== WHAT IS NEEDED ==
Tally up the lines that include "diagram" and state that number by itself.

Plotting code records:
/---

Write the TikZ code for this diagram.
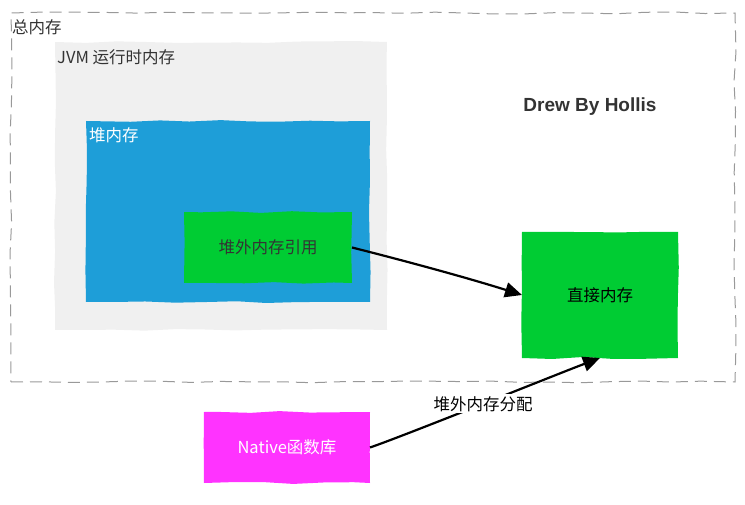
\documentclass[tikz,border=0pt]{standalone}
\usepackage{fontspec}
\setmainfont{Noto Sans CJK SC}
\newfontfamily\signfont{Liberation Sans}
\usetikzlibrary{arrows.meta,decorations.pathmorphing}
\definecolor{jvmgray}{HTML}{F0F0F0}
\definecolor{heapblue}{HTML}{1E9ED8}
\definecolor{memgreen}{HTML}{00CC33}
\definecolor{nativepink}{HTML}{FF33FF}
\definecolor{txtgray}{HTML}{333333}
\tikzset{
  rough/.style={decorate, decoration={random steps, segment length=30pt, amplitude=1pt}},
  area/.style={rough, anchor=north west, inner sep=0pt, outer sep=0pt},
  tag/.style={anchor=west, inner sep=0pt, font=\fontsize{16.5}{18}\selectfont},
  memtext/.style={font=\fontsize{16.5}{18}\selectfont},
  conn/.style={line width=2.2pt, -{Triangle[length=17pt,width=15pt]}},
}

\begin{document}
\begin{tikzpicture}[x=1pt,y=-1pt]
\pgfmathsetseed{7}
\useasboundingbox (0,0) rectangle (745,505);
\node[area, draw=gray!80, line width=1pt, dash pattern=on 12pt off 7pt, minimum width=724pt, minimum height=369pt] (total) at (11,13) {};
\node[tag, text=txtgray] (totallbl) at (12,27) {总内存};
\node[area, fill=jvmgray, minimum width=332pt, minimum height=288pt] (jvm) at (55,42) {};
\node[tag, text=txtgray] (jvmlbl) at (57,57) {JVM 运行时内存};
\node[area, fill=heapblue, minimum width=284pt, minimum height=181pt] (heap) at (86,121) {};
\node[tag, text=white] (heaplbl) at (89,135) {堆内存};
\node[area, fill=memgreen, minimum width=168pt, minimum height=71pt, memtext, text=txtgray] (ref) at (184,212) {堆外内存引用};
\node[area, fill=memgreen, minimum width=156pt, minimum height=126pt, memtext] (direct) at (522,232) {直接内存};
\node[area, fill=nativepink, minimum width=166pt, minimum height=71pt, memtext, text=white] (native) at (204,412) {Native函数库};
\node[font=\signfont\bfseries\fontsize{19}{21}\selectfont, text=txtgray] (sign) at (590,107) {Drew By Hollis};

\draw[conn] (ref.east) .. controls +(20,5) and +(-70,-22) .. (direct.west);
\draw[conn] (native.east) .. controls +(35,-12) and +(-40,15) .. (direct.south)
  node[pos=0.5, fill=white, inner sep=2pt, memtext] (alloc) {堆外内存分配};
\end{tikzpicture}
\end{document}
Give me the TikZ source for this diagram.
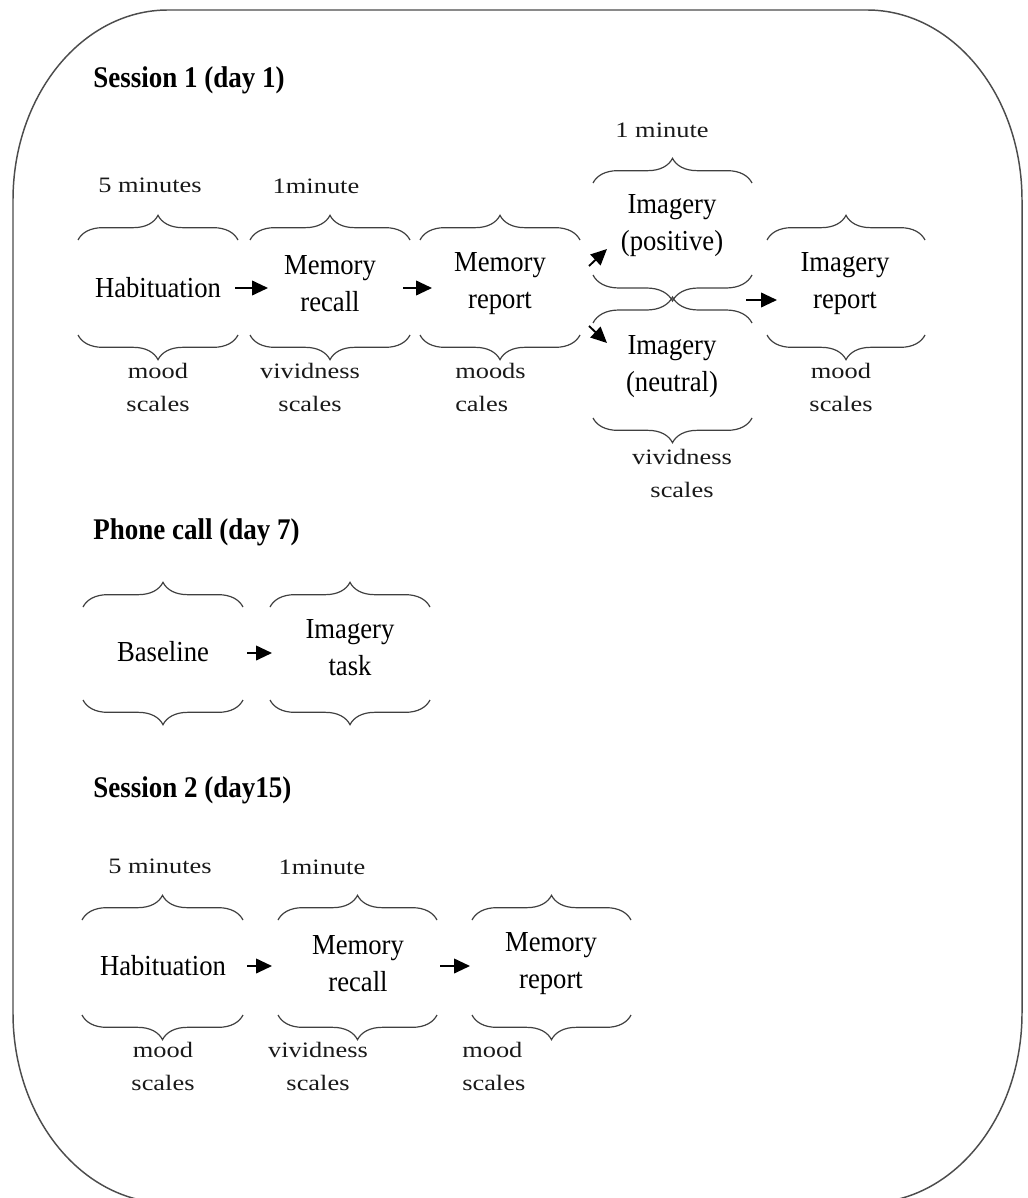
\documentclass[tikz,border=0pt]{standalone}
\usepackage{fontspec}
\setmainfont{Liberation Serif}
\newfontfamily\bigf{Liberation Serif}[FakeStretch=0.92]
\newfontfamily\smlf{Liberation Serif}[FakeStretch=1.2]
\newfontfamily\ttlf{Liberation Serif}[FakeStretch=0.9]
\usetikzlibrary{decorations.pathreplacing,arrows.meta,calc}
\begin{document}
\begin{tikzpicture}[x=0.75pt,y=-0.75pt,
  lbl/.style={font=\bigf\fontsize{21.75}{27.75}\selectfont, align=center, inner sep=0pt},
  sml/.style={font=\smlf\fontsize{16.5}{24.75}\selectfont, align=center, inner sep=0pt, text=black!90},
  ttl/.style={font=\ttlf\bfseries\fontsize{22.5}{24}\selectfont, anchor=west, inner sep=0pt},
  brc/.style={decorate, decoration={brace, amplitude=18.5pt}, line width=0.9pt, draw=black!75},
  pbrc/.style={decorate, decoration={brace, amplitude=19.5pt}, line width=0.9pt, draw=black!75},
  arr/.style={-{Triangle[length=12pt,width=11pt]}, line width=1.4pt},
]
\useasboundingbox (0,0) rectangle (1027,1198);
% outer frame
\draw[line width=1.1pt, draw=black!70]
  (168,10) -- (867,10) .. controls (952.6,10) and (1022,95) .. (1022,200)
  -- (1022,1013) .. controls (1022,1118) and (952.6,1203) .. (867,1203)
  -- (168,1203) .. controls (82.4,1203) and (13,1118) .. (13,1013)
  -- (13,200) .. controls (13,95) and (82.4,10) .. (168,10) -- cycle;

% ---------- Session 1 ----------
\node[ttl] (t1) at (93,80) {Session 1 (day 1)};
\node[sml] (d1) at (150,185) {5 minutes};
\node[sml] (d2) at (316,186) {1minute};
\node[sml] (d3) at (662,130) {1 minute};
\node[lbl] (hab1) at (158,288) {Habituation};
\node[lbl] (rec1) at (330,284) {Memory\\recall};
\node[lbl] (rep1) at (500,284) {Memory\\report};
\node[lbl] (pos) at (672,226) {Imagery\\(positive)};
\node[lbl] (neu) at (672,367) {Imagery\\(neutral)};
\node[lbl] (irep) at (845,284) {Imagery\\report};
\node[sml] (s1) at (158,387) {mood\\scales};
\node[sml] (s2) at (310,387) {vividness\\scales};
\node[sml, align=left, anchor=west] (s3) at (455,387) {moods\\cales};
\node[sml] (s4) at (682,473) {vividness\\scales};
\node[sml] (s5) at (841,387) {mood\\scales};

\draw[brc] (78,240) -- (238,240);  \draw[brc] (238,335) -- (78,335);
\draw[brc] (250,240) -- (410,240); \draw[brc] (410,335) -- (250,335);
\draw[brc] (420,240) -- (580,240); \draw[brc] (580,335) -- (420,335);
\draw[brc] (767,240) -- (925,240); \draw[brc] (925,335) -- (767,335);
\draw[brc] (593,183) -- (752,183);
\draw[pbrc] (752,275) -- (593,275);
\draw[pbrc] (593,323) -- (752,323);
\draw[brc] (752,418) -- (593,418);

\coordinate (a1s) at (235,288); \coordinate (a1e) at (268,288);
\coordinate (a2s) at (403,288); \coordinate (a2e) at (432,288);
\coordinate (a3s) at (589,266); \coordinate (a3e) at (607,249);
\coordinate (a4s) at (589,326); \coordinate (a4e) at (607,343);
\coordinate (a5s) at (746,300); \coordinate (a5e) at (777,300);
\draw[arr] (a1s) -- (a1e);
\draw[arr] (a2s) -- (a2e);
\draw[arr] (a3s) -- (a3e);
\draw[arr] (a4s) -- (a4e);
\draw[arr] (a5s) -- (a5e);

% ---------- Phone call ----------
\node[ttl] (t2) at (93,532) {Phone call (day 7)};
\node[lbl] (base) at (163,652) {Baseline};
\node[lbl] (itask) at (350,648) {Imagery\\task};
\draw[brc] (83,607) -- (243,607);  \draw[brc] (243,700) -- (83,700);
\draw[brc] (270,607) -- (430,607); \draw[brc] (430,700) -- (270,700);
\coordinate (b1s) at (247,653); \coordinate (b1e) at (272,653);
\draw[arr] (b1s) -- (b1e);

% ---------- Session 2 ----------
\node[ttl] (t3) at (93,790) {Session 2 (day15)};
\node[sml] (e1) at (160,866) {5 minutes};
\node[sml] (e2) at (322,867) {1minute};
\node[lbl] (hab2) at (163,966) {Habituation};
\node[lbl] (rec2) at (358,964) {Memory\\recall};
\node[lbl] (rep2) at (551,964) {Memory\\report};
\node[sml] (u1) at (163,1066) {mood\\scales};
\node[sml] (u2) at (318,1066) {vividness\\scales};
\node[sml, align=left, anchor=west] (u3) at (462,1066) {mood\\scales};
\draw[brc] (82,920) -- (243,920);  \draw[brc] (243,1015) -- (82,1015);
\draw[brc] (278,920) -- (437,920); \draw[brc] (437,1015) -- (278,1015);
\draw[brc] (472,920) -- (631,920); \draw[brc] (631,1015) -- (472,1015);
\coordinate (c1s) at (247,966); \coordinate (c1e) at (272,966);
\coordinate (c2s) at (440,966); \coordinate (c2e) at (470,966);
\draw[arr] (c1s) -- (c1e);
\draw[arr] (c2s) -- (c2e);
\end{tikzpicture}
\end{document}
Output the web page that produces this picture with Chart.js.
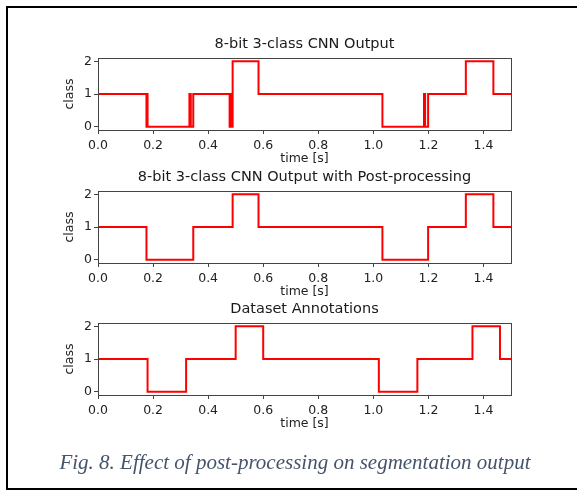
<!DOCTYPE html>
<html>
<head>
<meta charset="utf-8">
<script src="https://cdn.jsdelivr.net/npm/chart.js@4"></script>
<style>
  html, body { margin: 0; padding: 0; background: #fff; overflow: hidden; }
  body { width: 577px; height: 492px; position: relative; }
  .frame { position: absolute; left: 6px; top: 6px; width: 600px; height: 480px;
           border: 2px solid #000; border-right: none; }
  canvas { position: absolute; left: 0; }
  .caption { position: absolute; left: 7px; width: 576px; top: 452px; text-align: center;
             font-family: "Liberation Serif", serif; font-style: italic; font-size: 21px;
             line-height: 21px; color: #44546a; white-space: nowrap; }
</style>
</head>
<body>
<div class="frame"></div>
<canvas id="c1" width="577" height="140" style="top:30px"></canvas>
<canvas id="c2" width="577" height="140" style="top:163px"></canvas>
<canvas id="c3" width="577" height="140" style="top:295px"></canvas>
<div class="caption">Fig. 8. Effect of post-processing on segmentation output</div>
<script>
// step data: time where the class changes, and the class from that time on
const cnnTime  = [0, 0.176, 0.178, 0.180, 0.332, 0.337, 0.346, 0.478, 0.481, 0.484, 0.489, 0.583, 1.033, 1.184, 1.188, 1.199, 1.336, 1.436, 1.5];
const cnnClass = [1, 0, 1, 0, 1, 0, 1, 0, 1, 0, 2, 1, 0, 1, 0, 1, 2, 1, 1];

const postTime  = [0, 0.176, 0.346, 0.489, 0.583, 1.033, 1.199, 1.336, 1.436, 1.5];
const postClass = [1, 0, 1, 2, 1, 0, 1, 2, 1, 1];

const annTime  = [0, 0.18, 0.32, 0.50, 0.60, 1.02, 1.16, 1.36, 1.46, 1.5];
const annClass = [1, 0, 1, 2, 1, 0, 1, 2, 1, 1];

const titles = ['8-bit 3-class CNN Output', '8-bit 3-class CNN Output with Post-processing', 'Dataset Annotations'];
const xTicks = [0.0, 0.2, 0.4, 0.6, 0.8, 1.0, 1.2, 1.4];
const yTicks = [0, 1, 2];

const FONT = 'DejaVu Sans';

// matplotlib style box around the plot area
const boxPlugin = {
    id: 'box',
    afterDraw(chart) {
        const a = chart.chartArea, c = chart.ctx;
        c.save();
        c.strokeStyle = '#444';
        c.lineWidth = 1;
        c.strokeRect(Math.round(a.left) + 0.5, Math.round(a.top) + 0.5,
                     Math.round(a.right - a.left), Math.round(a.bottom - a.top));
        c.restore();
    }
};

function makeChart(id, times, classes, title) {
    const pts = times.map((t, i) => ({ x: t, y: classes[i] }));
    return new Chart(document.getElementById(id).getContext('2d'), {
        type: 'line',
        data: {
            datasets: [{
                data: pts,
                borderColor: '#ff0000',
                borderWidth: 2,
                pointRadius: 0,
                stepped: 'before',
                fill: false
            }]
        },
        options: {
            responsive: false,
            animation: false,
            layout: { padding: { left: 60, right: 66, top: 0, bottom: 0 } },
            plugins: {
                legend: { display: false },
                tooltip: { enabled: false },
                title: { display: false }
            },
            scales: {
                x: {
                    type: 'linear', min: 0, max: 1.5,
                    afterBuildTicks: s => { s.ticks = xTicks.map(v => ({ value: v })); },
                    afterFit: s => { s.height = 40; },
                    border: { display: false },
                    grid: { drawOnChartArea: false, drawTicks: true, tickLength: 4, color: '#444' },
                    ticks: { color: '#222', padding: 4, maxRotation: 0,
                             font: { family: FONT, size: 12.5 },
                             callback: v => v.toFixed(1) },
                    title: { display: true, text: 'time [s]', color: '#222',
                             font: { family: FONT, size: 12.5 }, padding: { top: 0, bottom: 4 } }
                },
                // top axis only carries the subplot title, centred over the plot area
                top: {
                    type: 'linear', position: 'top', min: 0, max: 1.5,
                    afterFit: s => { s.height = 28; },
                    border: { display: false },
                    grid: { display: false },
                    ticks: { display: false },
                    title: { display: true, text: title, color: '#1a1a1a',
                             font: { family: FONT, size: 14.5 }, padding: { top: 6, bottom: 0 } }
                },
                y: {
                    type: 'linear', min: -0.1, max: 2.1,
                    afterBuildTicks: s => { s.ticks = yTicks.map(v => ({ value: v })); },
                    afterFit: s => { s.width = 38; },
                    border: { display: false },
                    grid: { drawOnChartArea: false, drawTicks: true, tickLength: 4, color: '#444' },
                    ticks: { color: '#222', padding: 2, font: { family: FONT, size: 12.5 } },
                    title: { display: true, text: 'class', color: '#222',
                             font: { family: FONT, size: 12.5 }, padding: { top: 2, bottom: 0 } }
                }
            }
        },
        plugins: [boxPlugin]
    });
}

makeChart('c1', cnnTime, cnnClass, titles[0]);
makeChart('c2', postTime, postClass, titles[1]);
makeChart('c3', annTime, annClass, titles[2]);
</script>
</body>
</html>
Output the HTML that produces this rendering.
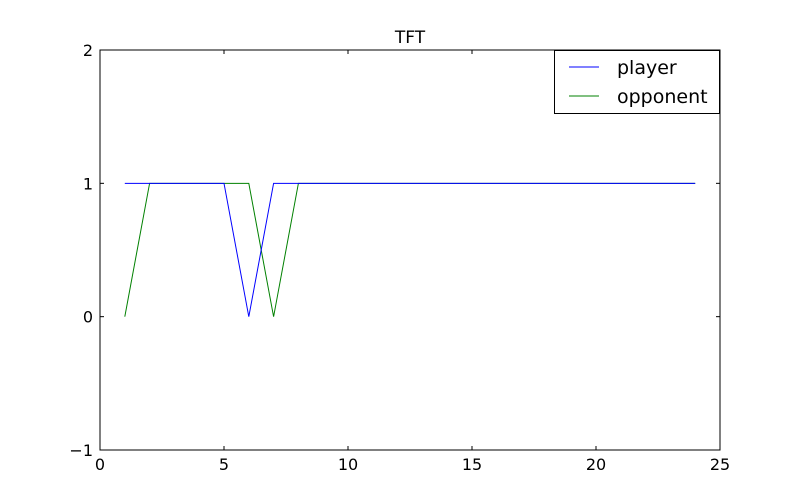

\---

== RIGHT ANSWER ==
2